Live at the Bank of Japan: Kuroda tweaks messaging but not policy

* BOJ's Kuroda surprised with hawkish tone in first live briefing

* Stronger tone aimed at correcting expectations of further easing

* Central bank's policy and yen outlook unchanged

By Tetsushi Kajimoto and Izumi Nakagawa

TOKYO, April 10 (Reuters) - Japan's central bank governor, Haruhiko Kuroda, gave the yen its biggest boost in over seven months and sent Tokyo stocks tumbling with hawkish comments this week, but his aim was more to jolt market psychology than to signal a change in policy.

Kuroda seized the opportunity to speak directly to financial markets on Tuesday, when the Bank of Japan (BOJ) introduced live news conferences, reinforcing his core message that the recovery in the world's third-biggest economy was steadily banishing 15 years of deflation.

Nearly a year after unleashing an unprecedented burst of asset purchases - printing money to buy government bonds and forcing long-term bond yields lower - Kuroda has been consistently bullish about achieving his 2 percent annual inflation target.

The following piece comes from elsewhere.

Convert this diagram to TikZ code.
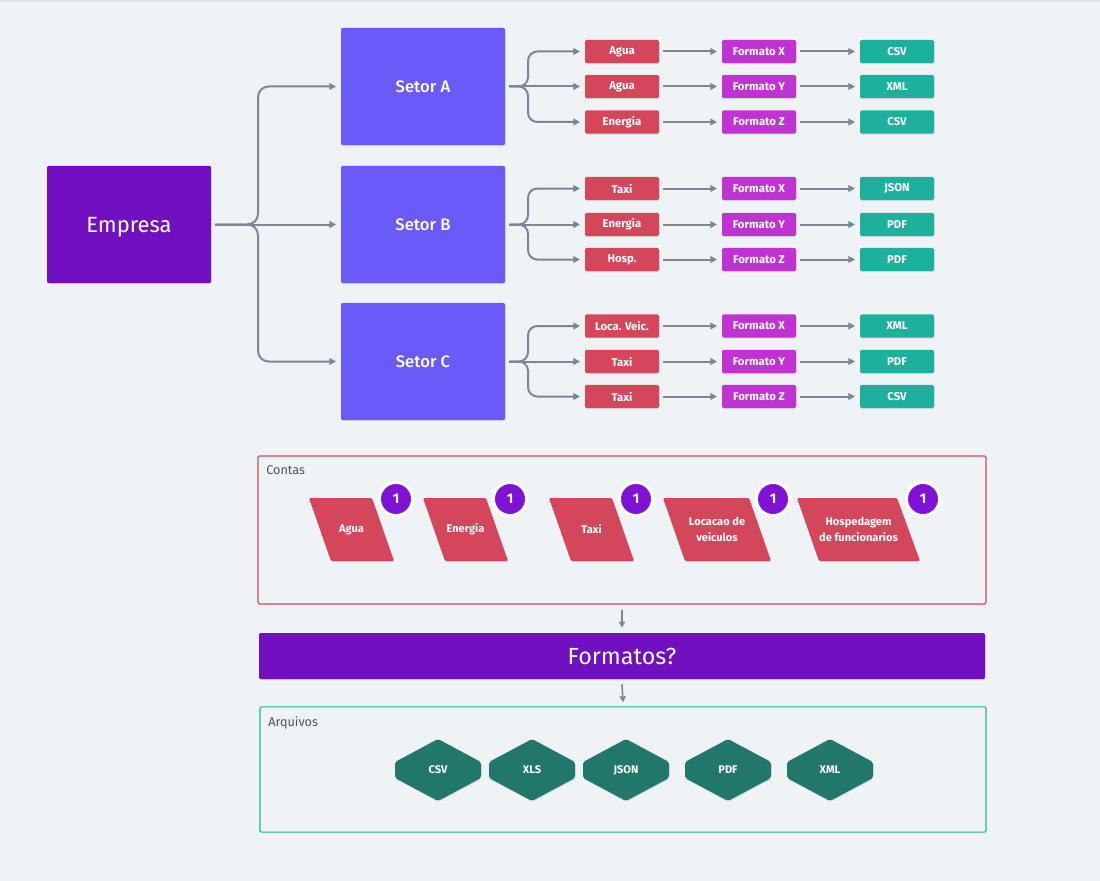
\documentclass[tikz,border=0pt]{standalone}
\usepackage{fontspec}
\setmainfont{Fira Sans}
\newfontfamily\medf{Fira Sans Medium}
\usetikzlibrary{arrows.meta,shadows,calc}
\definecolor{bg}{HTML}{EFF3F6}
\definecolor{topline}{HTML}{DCE1E6}
\definecolor{empc}{HTML}{7010C0}
\definecolor{setc}{HTML}{6A5AF8}
\definecolor{redc}{HTML}{D4465A}
\definecolor{magc}{HTML}{C033D2}
\definecolor{tealc}{HTML}{1DB09C}
\definecolor{hexc}{HTML}{21786A}
\definecolor{linec}{HTML}{7B8794}
\definecolor{badgec}{HTML}{8012D8}
\definecolor{txtc}{HTML}{4A5560}
\tikzset{
  shad/.style={drop shadow={opacity=0.18,shadow xshift=0.4pt,shadow yshift=-0.8pt}},
  bigbox/.style={shad,rounded corners=1.5pt,minimum width=123pt,minimum height=88pt,text=white,inner sep=0pt},
  smallbox/.style={shad,rounded corners=1.2pt,minimum width=55.5pt,minimum height=17.5pt,text=white,inner sep=0pt,font=\bfseries\fontsize{8.5}{9}\selectfont},
  redbox/.style={smallbox,fill=redc},
  magbox/.style={smallbox,fill=magc},
  tealbox/.style={smallbox,fill=tealc},
  arr/.style={draw=linec,line width=1.5pt,-{Triangle[length=5pt,width=5pt]},shorten >=3.5pt,shorten <=3pt},
  darr/.style={draw=linec,line width=1.2pt,-{Triangle[length=4.5pt,width=4.5pt]}},
  para/.style={fill=redc,shad,rounded corners=1pt},
  paratext/.style={text=white,align=center,font=\bfseries\fontsize{8.3}{12}\selectfont,inner sep=0pt},
  badge/.style={circle,fill=badgec,draw=white,line width=2.4pt,minimum size=25pt,inner sep=0pt,text=white,font=\bfseries\fontsize{10.5}{11}\selectfont,drop shadow={opacity=0.2,shadow xshift=0pt,shadow yshift=-0.6pt}},
  hexa/.style={fill=hexc,shad,rounded corners=1.5pt},
  hextext/.style={text=white,font=\bfseries\fontsize{8.3}{9}\selectfont,inner sep=0pt},
  grouplabel/.style={text=txtc,anchor=north west,inner sep=0pt,font=\fontsize{9.5}{11}\selectfont}
}
\begin{document}
\begin{tikzpicture}[x=0.75pt,y=-0.75pt]
\fill[bg] (0,0) rectangle (1100,881);
\fill[topline] (0,0) rectangle (1100,2);
\useasboundingbox (0,0) rectangle (1100,881);

% main boxes
\node[bigbox,fill=empc,text depth=0pt,font=\fontsize{16.5}{18}\selectfont] (emp) at (129,224.5) {Empresa};
\node[bigbox,fill=setc,font=\medf\fontsize{12.5}{14}\selectfont] (sa) at (423,86.5) {Setor A};
\node[bigbox,fill=setc,font=\medf\fontsize{12.5}{14}\selectfont] (sb) at (423,224.5) {Setor B};
\node[bigbox,fill=setc,font=\medf\fontsize{12.5}{14}\selectfont] (sc) at (423,361.5) {Setor C};

% fork from Empresa
\coordinate (fe) at (258,224.5);
\draw[arr,rounded corners=8pt] (emp.east) -- (fe) |- (sa.west);
\draw[arr] (emp.east) -- (sb.west);
\draw[arr,rounded corners=8pt] (emp.east) -- (fe) |- (sc.west);

% rows
\foreach \s/\y/\ya/\yb/\yc/\ra/\rb/\rc/\fa/\fb/\fc/\ta/\tb/\tc in {
  a/86.5/51.5/86.5/122/Agua/Agua/Energia/Formato X/Formato Y/Formato Z/CSV/XML/CSV,
  b/224.5/188.5/224.5/259.5/Taxi/Energia/Hosp./Formato X/Formato Y/Formato Z/JSON/PDF/PDF,
  c/361.5/326/361.5/396.5/Loca. Veic./Taxi/Taxi/Formato X/Formato Y/Formato Z/XML/PDF/CSV}{
  \node[redbox] (r\s1) at (622,\ya) {\ra};
  \node[redbox] (r\s2) at (622,\yb) {\rb};
  \node[redbox] (r\s3) at (622,\yc) {\rc};
  \node[magbox] (f\s1) at (759,\ya) {\fa};
  \node[magbox] (f\s2) at (759,\yb) {\fb};
  \node[magbox] (f\s3) at (759,\yc) {\fc};
  \node[tealbox] (t\s1) at (897,\ya) {\ta};
  \node[tealbox] (t\s2) at (897,\yb) {\tb};
  \node[tealbox] (t\s3) at (897,\yc) {\tc};
  \coordinate (k\s) at (528,\y);
  \draw[arr,rounded corners=7pt] (s\s.east) -- (k\s) |- (r\s1.west);
  \draw[arr] (s\s.east) -- (r\s2.west);
  \draw[arr,rounded corners=7pt] (s\s.east) -- (k\s) |- (r\s3.west);
  \foreach \i in {1,2,3}{
    \draw[arr] (r\s\i.east) -- (f\s\i.west);
    \draw[arr] (f\s\i.east) -- (t\s\i.west);
  }
}

% Contas group
\node[draw=redc,line width=0.8pt,rounded corners=1pt,minimum width=546pt,minimum height=111pt,inner sep=0pt] (contas) at (622,530) {};
\node[grouplabel] (contaslbl) at (266,465.5) {Contas};

\fill[para] (309,498) -- (372,498) -- (394,561) -- (331,561) -- cycle;
\node[paratext] (pagua) at (351.5,529.5) {Agua};
\fill[para] (423,498) -- (486,498) -- (508,561) -- (445,561) -- cycle;
\node[paratext] (penergia) at (465.5,529.5) {Energia};
\fill[para] (549,498) -- (612,498) -- (634,561) -- (571,561) -- cycle;
\node[paratext] (ptaxi) at (591.5,529.5) {Taxi};
\fill[para] (663,498) -- (749,498) -- (771,561) -- (685,561) -- cycle;
\node[paratext] (ploc) at (717,529.5) {Locacao de\\veiculos};
\fill[para] (797,498) -- (897,498) -- (920,561) -- (819,561) -- cycle;
\node[paratext] (phosp) at (858.5,529.5) {Hospedagem\\de funcionarios};

\node[badge] (b1) at (396,499) {1};
\node[badge] (b2) at (510,499) {1};
\node[badge] (b3) at (636,499) {1};
\node[badge] (b4) at (773,499) {1};
\node[badge] (b5) at (923,499) {1};

% Formatos bar
\node[shad,fill=empc,rounded corners=1pt,minimum width=544.5pt,minimum height=34.5pt,inner sep=0pt,text=white,font=\fontsize{17.5}{19}\selectfont] (fmt) at (622,656) {Formatos?};

% Arquivos group
\node[draw=tealc,line width=0.8pt,rounded corners=1pt,minimum width=544.5pt,minimum height=94pt,inner sep=0pt] (arq) at (623,769.5) {};
\node[grouplabel] (arqlbl) at (268,716.5) {Arquivos};

\draw[darr] ($(contas.south -| fmt.north)+(0,5)$) coordinate (d1s) -- ($(fmt.north)+(0,-5)$) coordinate (d1e);
\draw[darr] ($(fmt.south)+(0,5)$) coordinate (d2s) -- ($(arq.north)+(0,-4)$) coordinate (d2e);

\foreach \cx/\lab/\nm in {438/CSV/hcsv,532/XLS/hxls,626/JSON/hjson,728/PDF/hpdf,830/XML/hxml}{
  \fill[hexa] (\cx,739) -- (\cx+43,762) -- (\cx+43,778) -- (\cx,801) -- (\cx-43,778) -- (\cx-43,762) -- cycle;
  \node[hextext] (\nm) at (\cx,770) {\lab};
}
\end{tikzpicture}
\end{document}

But with entrenched expectations that the BOJ would take further easing measures in the next few months, he spoke more forcefully than before - and was heard in real time.

Previously, his media briefings after BOJ decisions were not broadcast live. Instead, reporters were prevented from publishing his remarks until the briefing ended, when summary headlines would spill out on traders' screens in a single barrage.

Tuesday's hour-long, live presentation featured some unusually strong language, and it hit its mark.

"I guess Governor Kuroda always appears to be brimming with self-confidence, but for people seeing him for the first time, this must have been vivid," said Izuru Kato, chief economist at Totan Research. "He was so confident, he may have seemed hawkish."

Most of about a dozen economists and market participants interviewed after Kuroda's performance said their forecasts had not changed but that the bookish central banker's bullishness may have pushed back market expectations of further stimulus.

Most also said the yen's pop was likely the result of short positions - investors betting that the Japanese currency would fall - getting squeezed, rather than a new uptrend for the yen, which has dropped sharply during Kuroda's year of easy money.

The U.S. dollar fell more than 1 percent against the yen on Tuesday after Kuroda's remarks, accelerating its decline in overseas trade to 101.55 yen, its lowest level since March 19. The Tokyo stock market, already closed for the day when Kuroda spoke, tumbled 2.1 percent on Wednesday.